Ma pauvre maman, mon seul souvenir presque pur, qu'un mot, mal compris sans doute, de mon père me fit presque soupçonner, oh ! si jamais tu as menti, c'est que le mensonge peut être chose sainte. Mais non, tu n'as point menti: mon père s'est trompé, ou son éloignement pour toi avait quelque autre cause. C'est plutôt lui qui était coupable, coupable d'une faute sans conséquence entre deux êtres moins purs que vous ; mais qui te torturait, ô jalouse adoratrice de ceux que tu aimais ! et qui l'éloignait, l'isolait dans son orgueil, dans sa terreur des attendrissements. Pardonnez mes pensées, père raidi dans un refus de pardon, ou dans un refus de comprendre, ou dans un refus d'être pardonné. Je suis vieux maintenant : je sais qu'il n'y a pas de fautes humaines; je sais qu'une fatalité intérieure est la cause unique de tous les malheurs et, si parfois j'ai la naïveté d'essayer de deviner, je n'ai plus jamais la folie de juger.

Ma mère mourut presque subitement, trois semaines après mon succès au baccalauréat, et ma première pauvre petite joie d'orgueil fut éteinte par le vent de ma première grande douleur.

En cette circonstance affreuse, mon père me donna une preuve d'amour de la sincérité dont la minutie me blessa.

Ma mère, depuis le jour de ma première communion, paraissait avoir renoncé à toute religion. Quelques heures avant sa mort, mon père rompit son silence tragique, pour lui dire :

— C'est de vous qu'il s'agit, Madame, non de moi. Malgré mes opinions personnelles, si vous désirez un prêtre, je vous prie de le dire : votre volonté sera faite.

Elle répondit, la bouche crispée d'un sourire douloureux :

— Non, Monsieur.
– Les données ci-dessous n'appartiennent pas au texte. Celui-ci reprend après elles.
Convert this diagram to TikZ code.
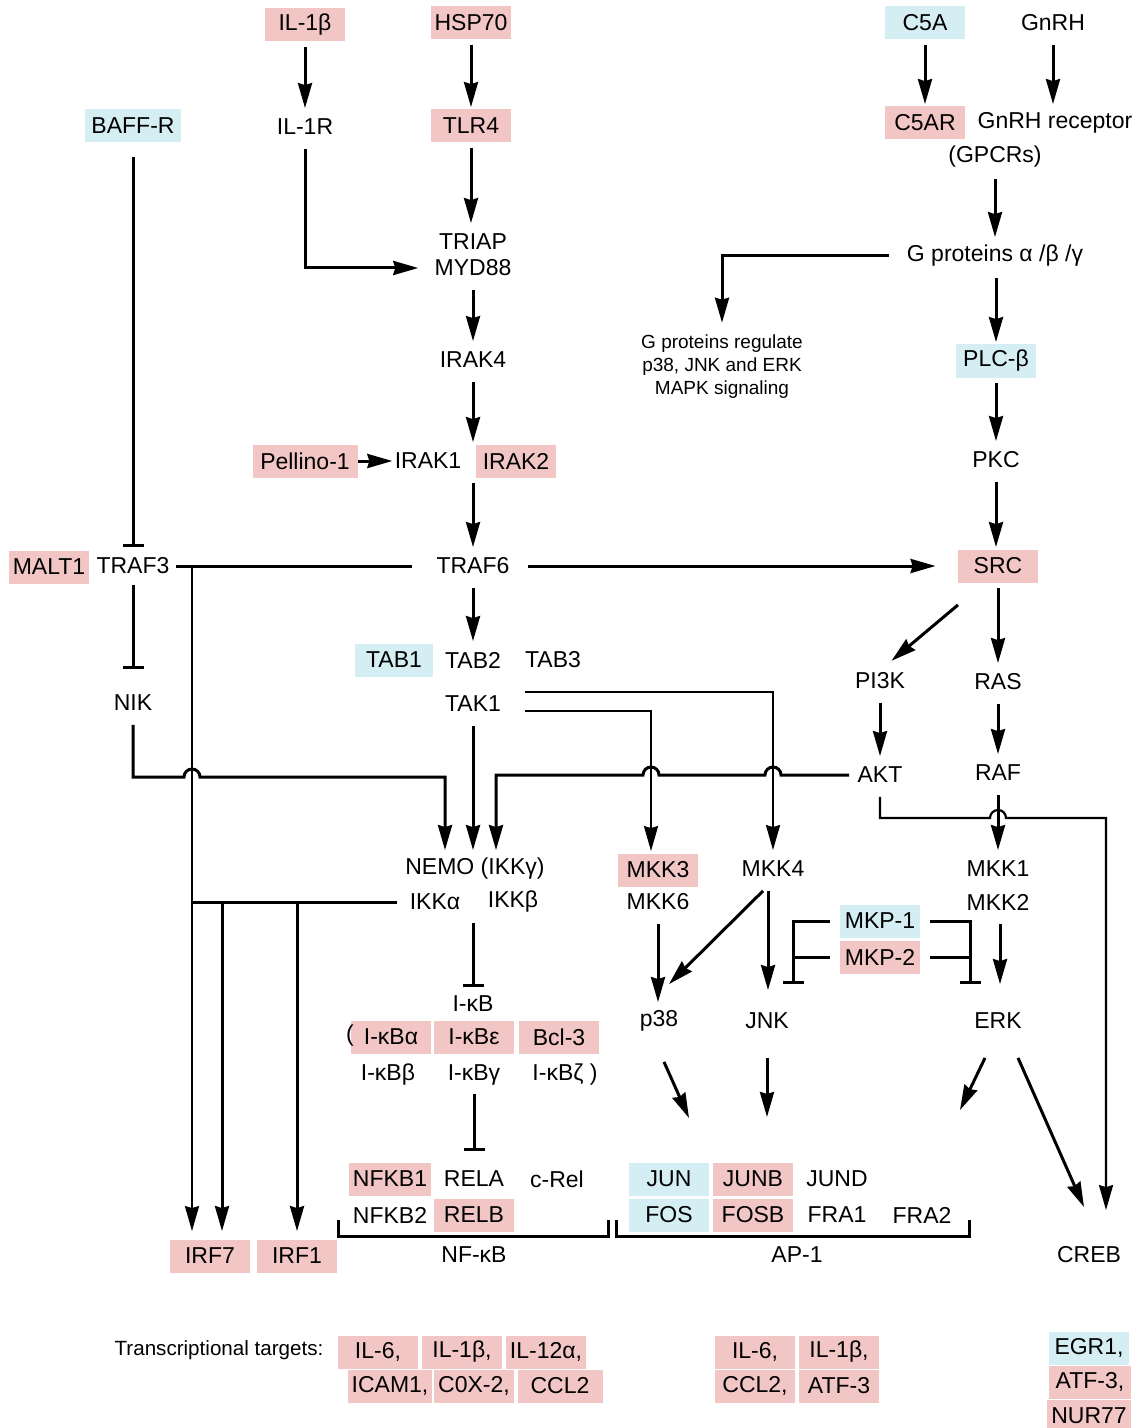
\documentclass[tikz,border=0pt]{standalone}
\usepackage{fontspec}
\setmainfont{Liberation Sans}
\usetikzlibrary{arrows.meta}
\definecolor{boxpink}{RGB}{243,198,198}
\definecolor{boxblue}{RGB}{212,238,244}

\begin{document}
\begin{tikzpicture}[x=0.5pt,y=-0.5pt]
\tikzstyle{lbl}=[font=\fontsize{11.5}{13}\selectfont,minimum height=16.5pt,inner xsep=2pt,inner ysep=0pt]
\tikzstyle{pinkbox}=[lbl,fill=boxpink,minimum width=40pt]
\tikzstyle{bluebox}=[lbl,fill=boxblue,minimum width=40pt]
\tikzstyle{small}=[font=\fontsize{9.5}{11.5}\selectfont,align=center,inner sep=1pt]
\tikzstyle{ln}=[line width=1.5pt]
\tikzstyle{thinline}=[line width=1.1pt]
\tikzstyle{arr}=[line width=1.5pt,-{Stealth[length=12.5pt,width=7pt,inset=1pt]},shorten <=2.5pt,shorten >=1pt]
\tikzstyle{inh}=[line width=1.5pt,-{Bar[width=10.5pt]}]

\clip (0,0) rectangle (1142,1428);

% receptors
\node (il1b) [pinkbox] at (305,25) {IL-1β};
\node (hsp70) [pinkbox] at (471,23) {HSP70};
\node (c5a) [bluebox] at (925,23) {C5A};
\node (gnrh) [lbl] at (1053,23) {GnRH};
\node (baffr) [bluebox,minimum width=48pt] at (133,126) {BAFF-R};
\node (il1r) [lbl] at (305,127) {IL-1R};
\node (tlr4) [pinkbox] at (471,126) {TLR4};
\node (c5ar) [pinkbox] at (925,123) {C5AR};
\node (gnrhr) [lbl] at (1055,123) {GnRH receptor};
\node (gpcr) [lbl] at (995,157) {(GPCRs)};

\node (triap) [lbl] at (473,242) {TRIAP};
\node (myd88) [lbl] at (473,268) {MYD88};
\node (gprot) [lbl] at (995,256) {G proteins α /β /γ};
\node (gtext) [small] at (722,367) {G proteins regulate\\p38, JNK and ERK\\MAPK signaling};
\node (irak4) [lbl] at (473,360) {IRAK4};
\node (plcb) [bluebox] at (996,361) {PLC-β};
\node (pellino) [pinkbox,minimum width=52.5pt] at (305,461) {Pellino-1};
\node (irak1) [lbl] at (428,461) {IRAK1};
\node (irak2) [pinkbox] at (516,461) {IRAK2};
\node (pkc) [lbl] at (996,460) {PKC};

\node (malt1) [pinkbox] at (49,567) {MALT1};
\node (traf3) [lbl] at (133,566) {TRAF3};
\node (traf6) [lbl] at (473,566) {TRAF6};
\node (src) [pinkbox] at (998,566) {SRC};
\node (tab1) [bluebox,minimum width=39pt] at (394,660) {TAB1};
\node (tab2) [lbl] at (473,660) {TAB2};
\node (tab3) [lbl] at (553,660) {TAB3};
\node (nik) [lbl] at (133,703) {NIK};
\node (tak1) [lbl] at (473,704) {TAK1};
\node (pi3k) [lbl] at (880,681) {PI3K};
\node (ras) [lbl] at (998,682) {RAS};
\node (akt) [lbl] at (880,775) {AKT};
\node (raf) [lbl] at (998,773) {RAF};

% kinases
\node (nemo) [lbl] at (475,869) {NEMO (IKKγ)};
\node (ikka) [lbl] at (435,902) {IKKα};
\node (ikkb) [lbl] at (513,902) {IKKβ};
\node (mkk3) [pinkbox] at (658,870) {MKK3};
\node (mkk6) [lbl] at (658,902) {MKK6};
\node (mkk4) [lbl] at (773,869) {MKK4};
\node (mkk1) [lbl] at (998,869) {MKK1};
\node (mkk2) [lbl] at (998,902) {MKK2};
\node (mkp1) [bluebox] at (880,921) {MKP-1};
\node (mkp2) [pinkbox] at (880,957) {MKP-2};
\node (p38) [lbl] at (659,1021) {p38};
\node (jnk) [lbl] at (767,1021) {JNK};
\node (erk) [lbl] at (998,1021) {ERK};

\node (ikb) [lbl] at (473,1004) {I-κB};
\node (ikba) [pinkbox] at (391,1037) {I-κBα};
\node (ikbe) [pinkbox] at (474,1037) {I-κBε};
\node (bcl3) [pinkbox] at (559,1037) {Bcl-3};
\node (paren) [lbl,inner xsep=0pt] at (350,1036) {(};
\node (ikbb) [lbl] at (388,1075) {I-κBβ};
\node (ikbg) [lbl] at (474,1075) {I-κBγ};
\node (ikbz) [lbl] at (565,1075) {I-κBζ )};

% transcription factors
\node (nfkb1) [pinkbox] at (390,1179) {NFKB1};
\node (rela) [lbl] at (474,1179) {RELA};
\node (crel) [lbl] at (557,1179) {c-Rel};
\node (nfkb2) [lbl] at (390,1215) {NFKB2};
\node (relb) [pinkbox] at (474,1215) {RELB};
\node (jun) [bluebox] at (669,1179) {JUN};
\node (junb) [pinkbox] at (753,1179) {JUNB};
\node (jund) [lbl] at (837,1179) {JUND};
\node (fos) [bluebox] at (669,1215) {FOS};
\node (fosb) [pinkbox] at (753,1215) {FOSB};
\node (fra1) [lbl] at (837,1215) {FRA1};
\node (fra2) [lbl] at (922,1215) {FRA2};
\node (nfkb) [lbl] at (474,1255) {NF-κB};
\node (ap1) [lbl] at (797,1255) {AP-1};
\node (creb) [lbl] at (1089,1255) {CREB};
\node (irf7) [pinkbox] at (210,1256) {IRF7};
\node (irf1) [pinkbox] at (297,1256) {IRF1};

% targets
\node (targets) [small,font=\fontsize{10.3}{12}\selectfont] at (219,1350) {Transcriptional targets:};
\node (il6a) [pinkbox] at (378,1352) {IL-6,};
\node (il1ba) [pinkbox] at (462,1352) {IL-1β,};
\node (il12a) [pinkbox] at (546,1352) {IL-12α,};
\node (icam1) [pinkbox] at (390,1386) {ICAM1,};
\node (cox2) [pinkbox] at (474,1386) {C0X-2,};
\node (ccl2a) [pinkbox,minimum width=42.5pt] at (560,1386) {CCL2};
\node (il6b) [pinkbox] at (755,1352) {IL-6,};
\node (il1bb) [pinkbox] at (839,1352) {IL-1β,};
\node (ccl2b) [pinkbox] at (755,1386) {CCL2,};
\node (atf3a) [pinkbox] at (839,1386) {ATF-3};
\node (egr1) [bluebox] at (1089,1348) {EGR1,};
\node (atf3b) [pinkbox,minimum width=41pt] at (1090,1382) {ATF-3,};
\node (nur77) [pinkbox] at (1089,1416) {NUR77};

\coordinate (ap1p38) at (689,1118);
\coordinate (ap1jnk) at (767,1117);
\coordinate (ap1erk) at (960,1110);

% upstream
\draw [arr] (il1b) -- (il1r);
\draw [arr] (hsp70) -- (tlr4);
\draw [arr] (tlr4.south) -- (tlr4.south |- triap.north);
\draw [arr,shorten >=6pt] (il1r.south) |- (myd88.west);
\draw [arr] (myd88) -- (irak4);
\draw [arr] (irak4.south) -- (irak4.south |- irak2.north);
\draw [arr,shorten <=0pt,shorten >=-1pt] (pellino) -- (irak1);
\draw [arr] (irak4.south |- irak2.south) -- (traf6);
\draw [arr] (c5a) -- (c5ar);
\draw [arr] (gnrh.south) -- (gnrh.south |- gnrhr.north);
\draw [arr] (gpcr) -- (gprot);
\draw [arr,shorten <=7pt,shorten >=5pt] (gprot.west) -| (gtext.north);
\draw [arr] (gprot.south -| plcb) -- (plcb);
\draw [arr] (plcb) -- (pkc);
\draw [arr] (pkc.south) -- (pkc.south |- src.north);

\draw [inh,shorten <=7pt,shorten >=1pt] (baffr) -- (traf3);
\draw [inh,shorten <=1pt,shorten >=8.5pt] (traf3) -- (nik);
\draw [ln,shorten <=1pt,shorten >=10pt] (traf3) -- (traf6);
\draw [arr,shorten <=7pt,shorten >=11pt] (traf6) -- (src);
\draw [arr] (traf6) -- (tab2);
\draw [arr] (tak1) -- (tak1 |- nemo.north);
\draw [arr] (nik.south) -- (133,777) -- (184,777) arc[start angle=180,end angle=0,radius=4pt] -- (445,777) -- (445,0 |- nemo.north);
\draw [arr,shorten <=2pt] (akt.west) -- (781,775) arc[start angle=0,end angle=180,radius=4pt] -- (659,775) arc[start angle=0,end angle=180,radius=4pt] -- (496,775) -- (496,0 |- nemo.north);
\draw [arr,thinline,shorten <=10pt] ([yshift=-3.5pt]tak1.east) -| (651,0 |- mkk3.north);
\draw [arr,thinline,shorten <=10pt] ([yshift=6pt]tak1.east) -| (773,0 |- mkk4.north);

\draw [arr,shorten <=0pt] ([shift={(-40,22)}]src.south) -- ([shift={(10,-2)}]pi3k.north);
\draw [arr] (src.south) -- (src.south |- ras.north);
\draw [arr] (pi3k) -- (akt);
\draw [arr] (ras) -- (raf);
\draw [arr] (raf) -- (mkk1);
\draw [arr,thinline,shorten >=14pt] (akt.south) -- (880,818) -- (990,818) arc[start angle=180,end angle=0,radius=4pt] -- (1106,818) -- (1106,0 |- creb.north);

% MAPK level
\draw [arr] (mkk6) -- (mkk6 |- p38.north);
\draw [arr,shorten <=0pt,shorten >=0pt] ([shift={(-10,5)}]mkk4.south) -- ([shift={(10,-20)}]p38.north);
\draw [arr,shorten >=7pt] ([xshift=-2.5pt]mkk4.south) -- ([xshift=-2.5pt]mkk4.south |- jnk.north);
\draw [arr,shorten >=10pt] ([xshift=1pt]mkk2.south) -- ([xshift=1pt]mkk2.south |- erk.north);
\draw [inh,shorten <=5pt] (mkp1.west) -- (793,0 |- mkp1.west) -- (793,984);
\draw [ln,shorten <=5pt] (mkp2.west) -- (793,0 |- mkp2.west);
\draw [inh,shorten <=5pt] (mkp1.east) -- (970,0 |- mkp1.east) -- (970,984);
\draw [ln,shorten <=5pt] (mkp2.east) -- (970,0 |- mkp2.east);

\draw [arr,shorten <=0pt,shorten >=0pt] ([shift={(5,24)}]p38.south) -- (ap1p38);
\draw [arr,shorten <=0pt,shorten >=0pt] ([shift={(0,20)}]jnk.south) -- (ap1jnk);
\draw [arr,shorten <=0pt,shorten >=0pt] ([shift={(-13,20)}]erk.south) -- (ap1erk);
\draw [arr,shorten <=0pt,shorten >=0pt] ([shift={(20,20)}]erk.south) -- ([shift={(-5,-31)}]creb.north);

% NF-kB branch
\draw [inh,shorten <=2pt] (ikb |- ikkb.south) -- (ikb);
\draw [inh,shorten <=1pt,shorten >=5.5pt] (ikbg) -- (rela);
\draw [ln,shorten <=4pt] (ikka.west) -- (192,0 |- ikka.west);
\draw [arr,thinline,shorten <=0pt,shorten >=4pt] (192,0 |- traf3.east) -- (192,0 |- irf7.north);
\draw [arr,shorten <=0pt,shorten >=4pt] (222,0 |- ikka.west) -- (222,0 |- irf7.north);
\draw [arr,shorten <=0pt,shorten >=4pt] (297,0 |- ikka.west) -- (irf1.north);

\draw [ln] (338,1220) -- (338,1236) -- (608,1236) -- (608,1220);
\draw [ln] (616,1220) -- (616,1236) -- (969,1236) -- (969,1220);

\end{tikzpicture}
\end{document}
Je n'ai rien à confesser.

Puis elle s'adressa à moi :

— Stanislas, asseyez-vous là, tout près. Donnez-moi la main. Quand je serai sur le point de mourir, si je ne puis plus parler, entendez l'appel de mes yeux et mettez vos lèvres sur ma pauvre joue. Je veux partir dans le baiser de mon fils. C'est le seul viatique dont j'aie besoin.

Quand elle fut morte dans ma caresse, dans mes larmes, mon père sortit, sans doute pour donner les ordres nécessaires.

Le lendemain matin, arrivèrent de la ville voisine les lettres de faire-part. Mon père, dans la chambre mortuaire, en lut une à haute voix. Rencontrant la mention « munie des sacrements de l'Église » :

— C'est faux, dit-il. Pas de mensonge !

D'un coup d'ongle, il raya ces mots.